*What you are asked to do*: All the data below goes into the copy word for word, but the pictures don't.

*Data section*:
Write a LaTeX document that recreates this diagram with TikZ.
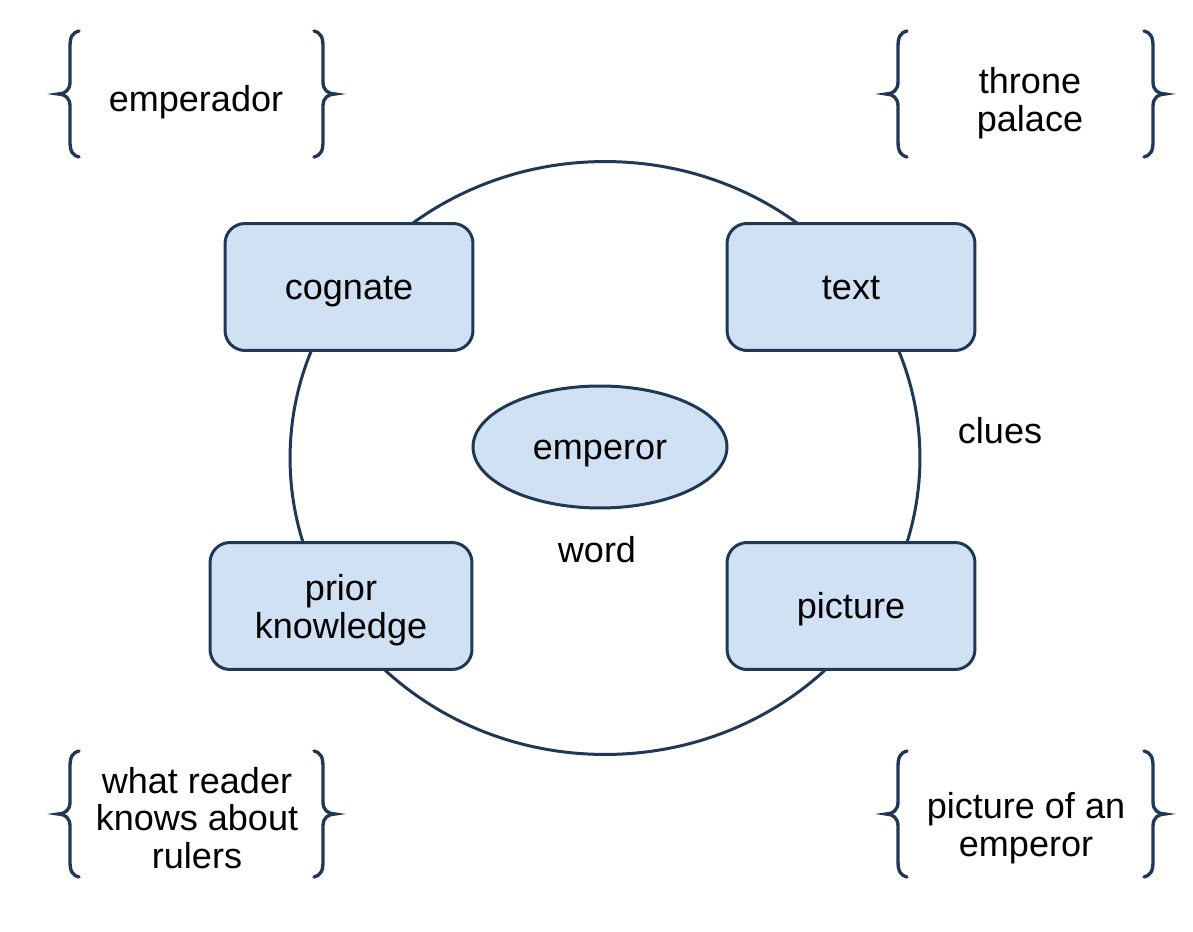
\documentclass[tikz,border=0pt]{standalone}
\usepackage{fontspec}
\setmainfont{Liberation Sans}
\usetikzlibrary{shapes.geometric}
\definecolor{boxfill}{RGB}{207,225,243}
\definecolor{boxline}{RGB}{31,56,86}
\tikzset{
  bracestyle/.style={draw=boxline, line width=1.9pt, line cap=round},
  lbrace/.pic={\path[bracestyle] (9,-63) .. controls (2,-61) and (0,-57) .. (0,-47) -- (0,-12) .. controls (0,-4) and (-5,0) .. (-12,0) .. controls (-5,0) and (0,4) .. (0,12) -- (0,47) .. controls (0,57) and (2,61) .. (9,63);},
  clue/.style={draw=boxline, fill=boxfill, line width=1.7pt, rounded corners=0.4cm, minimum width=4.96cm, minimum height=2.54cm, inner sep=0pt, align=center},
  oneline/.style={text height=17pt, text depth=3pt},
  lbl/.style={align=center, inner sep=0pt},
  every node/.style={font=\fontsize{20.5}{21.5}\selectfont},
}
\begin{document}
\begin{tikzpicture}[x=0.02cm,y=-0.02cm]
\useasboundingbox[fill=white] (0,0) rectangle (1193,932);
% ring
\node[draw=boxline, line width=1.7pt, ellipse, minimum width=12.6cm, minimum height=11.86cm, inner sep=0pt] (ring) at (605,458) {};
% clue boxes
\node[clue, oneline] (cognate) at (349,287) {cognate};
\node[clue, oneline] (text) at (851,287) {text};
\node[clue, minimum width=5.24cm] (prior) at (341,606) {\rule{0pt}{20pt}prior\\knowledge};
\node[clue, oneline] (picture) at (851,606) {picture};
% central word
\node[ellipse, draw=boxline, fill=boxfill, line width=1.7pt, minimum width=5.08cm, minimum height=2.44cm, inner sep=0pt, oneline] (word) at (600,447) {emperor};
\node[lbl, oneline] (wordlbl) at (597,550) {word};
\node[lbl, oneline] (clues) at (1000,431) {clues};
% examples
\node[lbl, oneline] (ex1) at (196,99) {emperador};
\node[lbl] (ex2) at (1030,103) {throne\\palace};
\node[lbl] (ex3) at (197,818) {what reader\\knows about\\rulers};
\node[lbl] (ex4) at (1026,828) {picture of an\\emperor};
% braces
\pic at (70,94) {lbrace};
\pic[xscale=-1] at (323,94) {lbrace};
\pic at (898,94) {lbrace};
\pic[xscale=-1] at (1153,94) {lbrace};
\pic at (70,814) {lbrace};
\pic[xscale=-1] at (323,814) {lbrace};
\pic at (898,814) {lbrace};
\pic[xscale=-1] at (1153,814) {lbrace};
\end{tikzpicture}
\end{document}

*Solution below*:
Write a LaTeX document that recreates this diagram with TikZ.
\documentclass[tikz,border=0pt]{standalone}
\usepackage{fontspec}
\setmainfont{Liberation Sans}
\usetikzlibrary{shapes.geometric}
\definecolor{boxfill}{RGB}{207,225,243}
\definecolor{boxline}{RGB}{31,56,86}
\tikzset{
  bracestyle/.style={draw=boxline, line width=1.9pt, line cap=round},
  lbrace/.pic={\path[bracestyle] (9,-63) .. controls (2,-61) and (0,-57) .. (0,-47) -- (0,-12) .. controls (0,-4) and (-5,0) .. (-12,0) .. controls (-5,0) and (0,4) .. (0,12) -- (0,47) .. controls (0,57) and (2,61) .. (9,63);},
  clue/.style={draw=boxline, fill=boxfill, line width=1.7pt, rounded corners=0.4cm, minimum width=4.96cm, minimum height=2.54cm, inner sep=0pt, align=center},
  oneline/.style={text height=17pt, text depth=3pt},
  lbl/.style={align=center, inner sep=0pt},
  every node/.style={font=\fontsize{20.5}{21.5}\selectfont},
}
\begin{document}
\begin{tikzpicture}[x=0.02cm,y=-0.02cm]
\useasboundingbox[fill=white] (0,0) rectangle (1193,932);
% ring
\node[draw=boxline, line width=1.7pt, ellipse, minimum width=12.6cm, minimum height=11.86cm, inner sep=0pt] (ring) at (605,458) {};
% clue boxes
\node[clue, oneline] (cognate) at (349,287) {cognate};
\node[clue, oneline] (text) at (851,287) {text};
\node[clue, minimum width=5.24cm] (prior) at (341,606) {\rule{0pt}{20pt}prior\\knowledge};
\node[clue, oneline] (picture) at (851,606) {picture};
% central word
\node[ellipse, draw=boxline, fill=boxfill, line width=1.7pt, minimum width=5.08cm, minimum height=2.44cm, inner sep=0pt, oneline] (word) at (600,447) {emperor};
\node[lbl, oneline] (wordlbl) at (597,550) {word};
\node[lbl, oneline] (clues) at (1000,431) {clues};
% examples
\node[lbl, oneline] (ex1) at (196,99) {emperador};
\node[lbl] (ex2) at (1030,103) {throne\\palace};
\node[lbl] (ex3) at (197,818) {what reader\\knows about\\rulers};
\node[lbl] (ex4) at (1026,828) {picture of an\\emperor};
% braces
\pic at (70,94) {lbrace};
\pic[xscale=-1] at (323,94) {lbrace};
\pic at (898,94) {lbrace};
\pic[xscale=-1] at (1153,94) {lbrace};
\pic at (70,814) {lbrace};
\pic[xscale=-1] at (323,814) {lbrace};
\pic at (898,814) {lbrace};
\pic[xscale=-1] at (1153,814) {lbrace};
\end{tikzpicture}
\end{document}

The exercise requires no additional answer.